Transcribe each line of the material as it is, and drop any picture.
┌──
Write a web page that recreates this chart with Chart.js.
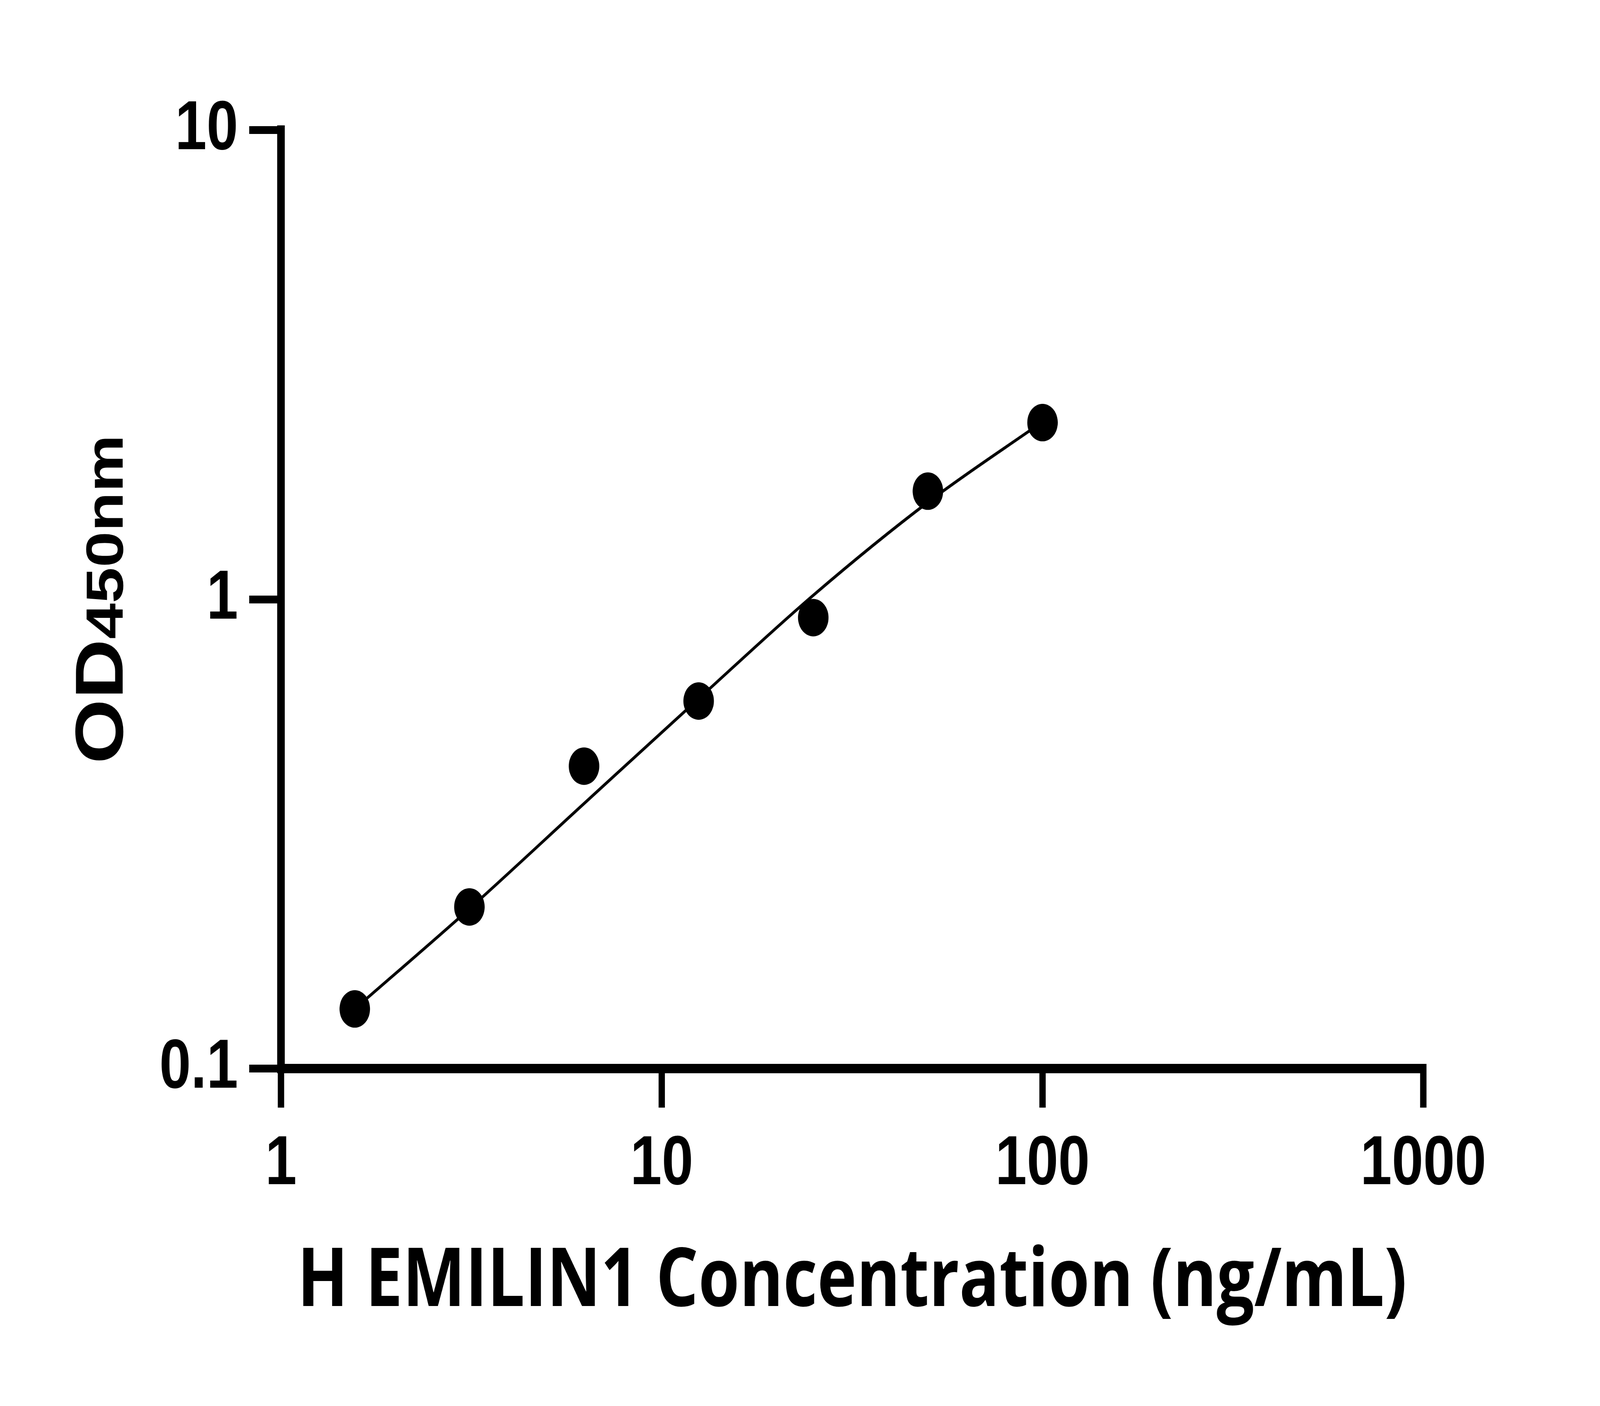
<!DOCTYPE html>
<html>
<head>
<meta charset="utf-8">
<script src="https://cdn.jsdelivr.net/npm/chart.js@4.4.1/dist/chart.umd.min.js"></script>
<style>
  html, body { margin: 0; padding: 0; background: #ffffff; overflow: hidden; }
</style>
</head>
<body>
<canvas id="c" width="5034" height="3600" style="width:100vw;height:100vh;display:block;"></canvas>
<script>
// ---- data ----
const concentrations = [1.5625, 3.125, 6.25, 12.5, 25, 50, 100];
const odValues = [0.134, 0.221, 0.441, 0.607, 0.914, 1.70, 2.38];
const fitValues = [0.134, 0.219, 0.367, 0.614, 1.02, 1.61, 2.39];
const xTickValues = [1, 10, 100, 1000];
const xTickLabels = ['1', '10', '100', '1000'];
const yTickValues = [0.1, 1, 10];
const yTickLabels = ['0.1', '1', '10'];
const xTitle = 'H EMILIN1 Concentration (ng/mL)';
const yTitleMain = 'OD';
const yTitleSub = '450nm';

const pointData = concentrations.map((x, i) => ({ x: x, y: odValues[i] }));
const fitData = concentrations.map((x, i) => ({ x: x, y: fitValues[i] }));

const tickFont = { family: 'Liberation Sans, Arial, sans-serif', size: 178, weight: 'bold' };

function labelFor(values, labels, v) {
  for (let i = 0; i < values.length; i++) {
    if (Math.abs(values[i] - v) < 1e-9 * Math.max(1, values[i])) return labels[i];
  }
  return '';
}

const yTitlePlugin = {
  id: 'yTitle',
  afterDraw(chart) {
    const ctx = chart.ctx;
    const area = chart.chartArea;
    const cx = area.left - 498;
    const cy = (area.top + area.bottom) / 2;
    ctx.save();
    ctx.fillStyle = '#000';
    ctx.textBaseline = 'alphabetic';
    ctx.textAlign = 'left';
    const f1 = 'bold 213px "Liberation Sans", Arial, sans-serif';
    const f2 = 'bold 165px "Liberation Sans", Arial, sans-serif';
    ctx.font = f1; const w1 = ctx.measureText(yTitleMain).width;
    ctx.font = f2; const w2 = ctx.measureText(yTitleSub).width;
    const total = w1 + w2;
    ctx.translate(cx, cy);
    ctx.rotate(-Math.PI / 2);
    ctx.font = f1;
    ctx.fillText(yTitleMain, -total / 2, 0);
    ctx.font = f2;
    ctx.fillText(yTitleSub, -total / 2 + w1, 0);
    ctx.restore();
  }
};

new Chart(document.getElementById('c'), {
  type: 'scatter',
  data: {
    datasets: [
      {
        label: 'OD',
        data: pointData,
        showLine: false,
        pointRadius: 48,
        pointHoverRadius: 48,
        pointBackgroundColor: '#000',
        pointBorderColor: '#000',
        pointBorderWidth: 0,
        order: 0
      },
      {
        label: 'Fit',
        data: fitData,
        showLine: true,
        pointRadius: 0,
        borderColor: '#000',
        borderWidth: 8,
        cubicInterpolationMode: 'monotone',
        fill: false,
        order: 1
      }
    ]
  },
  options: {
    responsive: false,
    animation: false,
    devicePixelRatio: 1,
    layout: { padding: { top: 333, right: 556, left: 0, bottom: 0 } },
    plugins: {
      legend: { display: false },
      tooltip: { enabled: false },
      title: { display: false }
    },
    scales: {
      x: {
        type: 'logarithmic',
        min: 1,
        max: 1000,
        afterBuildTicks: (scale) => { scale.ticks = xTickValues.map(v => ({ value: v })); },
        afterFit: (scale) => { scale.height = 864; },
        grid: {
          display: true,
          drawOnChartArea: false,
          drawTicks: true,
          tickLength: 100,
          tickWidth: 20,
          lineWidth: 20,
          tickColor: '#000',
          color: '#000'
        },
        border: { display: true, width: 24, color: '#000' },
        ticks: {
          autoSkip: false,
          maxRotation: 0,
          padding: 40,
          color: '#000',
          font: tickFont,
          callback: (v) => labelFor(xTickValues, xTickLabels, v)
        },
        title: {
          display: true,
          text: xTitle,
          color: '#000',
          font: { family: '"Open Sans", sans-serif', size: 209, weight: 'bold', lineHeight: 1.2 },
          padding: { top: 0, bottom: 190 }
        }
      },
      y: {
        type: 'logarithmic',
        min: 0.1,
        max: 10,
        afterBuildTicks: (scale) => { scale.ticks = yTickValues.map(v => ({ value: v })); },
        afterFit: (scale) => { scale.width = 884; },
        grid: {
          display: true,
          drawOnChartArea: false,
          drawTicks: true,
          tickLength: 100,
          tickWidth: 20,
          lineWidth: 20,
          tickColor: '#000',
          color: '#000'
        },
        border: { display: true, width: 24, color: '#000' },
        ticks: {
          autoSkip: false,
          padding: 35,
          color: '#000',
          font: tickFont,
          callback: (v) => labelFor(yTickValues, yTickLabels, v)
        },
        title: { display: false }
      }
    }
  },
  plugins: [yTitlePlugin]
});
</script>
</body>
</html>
└──
-- RESPONSE TO THIS EXERCISE --
Write a web page that recreates this chart with Chart.js.
<!DOCTYPE html>
<html>
<head>
<meta charset="utf-8">
<script src="https://cdn.jsdelivr.net/npm/chart.js@4.4.1/dist/chart.umd.min.js"></script>
<style>
  html, body { margin: 0; padding: 0; background: #ffffff; overflow: hidden; }
</style>
</head>
<body>
<canvas id="c" width="5034" height="3600" style="width:100vw;height:100vh;display:block;"></canvas>
<script>
// ---- data ----
const concentrations = [1.5625, 3.125, 6.25, 12.5, 25, 50, 100];
const odValues = [0.134, 0.221, 0.441, 0.607, 0.914, 1.70, 2.38];
const fitValues = [0.134, 0.219, 0.367, 0.614, 1.02, 1.61, 2.39];
const xTickValues = [1, 10, 100, 1000];
const xTickLabels = ['1', '10', '100', '1000'];
const yTickValues = [0.1, 1, 10];
const yTickLabels = ['0.1', '1', '10'];
const xTitle = 'H EMILIN1 Concentration (ng/mL)';
const yTitleMain = 'OD';
const yTitleSub = '450nm';

const pointData = concentrations.map((x, i) => ({ x: x, y: odValues[i] }));
const fitData = concentrations.map((x, i) => ({ x: x, y: fitValues[i] }));

const tickFont = { family: 'Liberation Sans, Arial, sans-serif', size: 178, weight: 'bold' };

function labelFor(values, labels, v) {
  for (let i = 0; i < values.length; i++) {
    if (Math.abs(values[i] - v) < 1e-9 * Math.max(1, values[i])) return labels[i];
  }
  return '';
}

const yTitlePlugin = {
  id: 'yTitle',
  afterDraw(chart) {
    const ctx = chart.ctx;
    const area = chart.chartArea;
    const cx = area.left - 498;
    const cy = (area.top + area.bottom) / 2;
    ctx.save();
    ctx.fillStyle = '#000';
    ctx.textBaseline = 'alphabetic';
    ctx.textAlign = 'left';
    const f1 = 'bold 213px "Liberation Sans", Arial, sans-serif';
    const f2 = 'bold 165px "Liberation Sans", Arial, sans-serif';
    ctx.font = f1; const w1 = ctx.measureText(yTitleMain).width;
    ctx.font = f2; const w2 = ctx.measureText(yTitleSub).width;
    const total = w1 + w2;
    ctx.translate(cx, cy);
    ctx.rotate(-Math.PI / 2);
    ctx.font = f1;
    ctx.fillText(yTitleMain, -total / 2, 0);
    ctx.font = f2;
    ctx.fillText(yTitleSub, -total / 2 + w1, 0);
    ctx.restore();
  }
};

new Chart(document.getElementById('c'), {
  type: 'scatter',
  data: {
    datasets: [
      {
        label: 'OD',
        data: pointData,
        showLine: false,
        pointRadius: 48,
        pointHoverRadius: 48,
        pointBackgroundColor: '#000',
        pointBorderColor: '#000',
        pointBorderWidth: 0,
        order: 0
      },
      {
        label: 'Fit',
        data: fitData,
        showLine: true,
        pointRadius: 0,
        borderColor: '#000',
        borderWidth: 8,
        cubicInterpolationMode: 'monotone',
        fill: false,
        order: 1
      }
    ]
  },
  options: {
    responsive: false,
    animation: false,
    devicePixelRatio: 1,
    layout: { padding: { top: 333, right: 556, left: 0, bottom: 0 } },
    plugins: {
      legend: { display: false },
      tooltip: { enabled: false },
      title: { display: false }
    },
    scales: {
      x: {
        type: 'logarithmic',
        min: 1,
        max: 1000,
        afterBuildTicks: (scale) => { scale.ticks = xTickValues.map(v => ({ value: v })); },
        afterFit: (scale) => { scale.height = 864; },
        grid: {
          display: true,
          drawOnChartArea: false,
          drawTicks: true,
          tickLength: 100,
          tickWidth: 20,
          lineWidth: 20,
          tickColor: '#000',
          color: '#000'
        },
        border: { display: true, width: 24, color: '#000' },
        ticks: {
          autoSkip: false,
          maxRotation: 0,
          padding: 40,
          color: '#000',
          font: tickFont,
          callback: (v) => labelFor(xTickValues, xTickLabels, v)
        },
        title: {
          display: true,
          text: xTitle,
          color: '#000',
          font: { family: '"Open Sans", sans-serif', size: 209, weight: 'bold', lineHeight: 1.2 },
          padding: { top: 0, bottom: 190 }
        }
      },
      y: {
        type: 'logarithmic',
        min: 0.1,
        max: 10,
        afterBuildTicks: (scale) => { scale.ticks = yTickValues.map(v => ({ value: v })); },
        afterFit: (scale) => { scale.width = 884; },
        grid: {
          display: true,
          drawOnChartArea: false,
          drawTicks: true,
          tickLength: 100,
          tickWidth: 20,
          lineWidth: 20,
          tickColor: '#000',
          color: '#000'
        },
        border: { display: true, width: 24, color: '#000' },
        ticks: {
          autoSkip: false,
          padding: 35,
          color: '#000',
          font: tickFont,
          callback: (v) => labelFor(yTickValues, yTickLabels, v)
        },
        title: { display: false }
      }
    }
  },
  plugins: [yTitlePlugin]
});
</script>
</body>
</html>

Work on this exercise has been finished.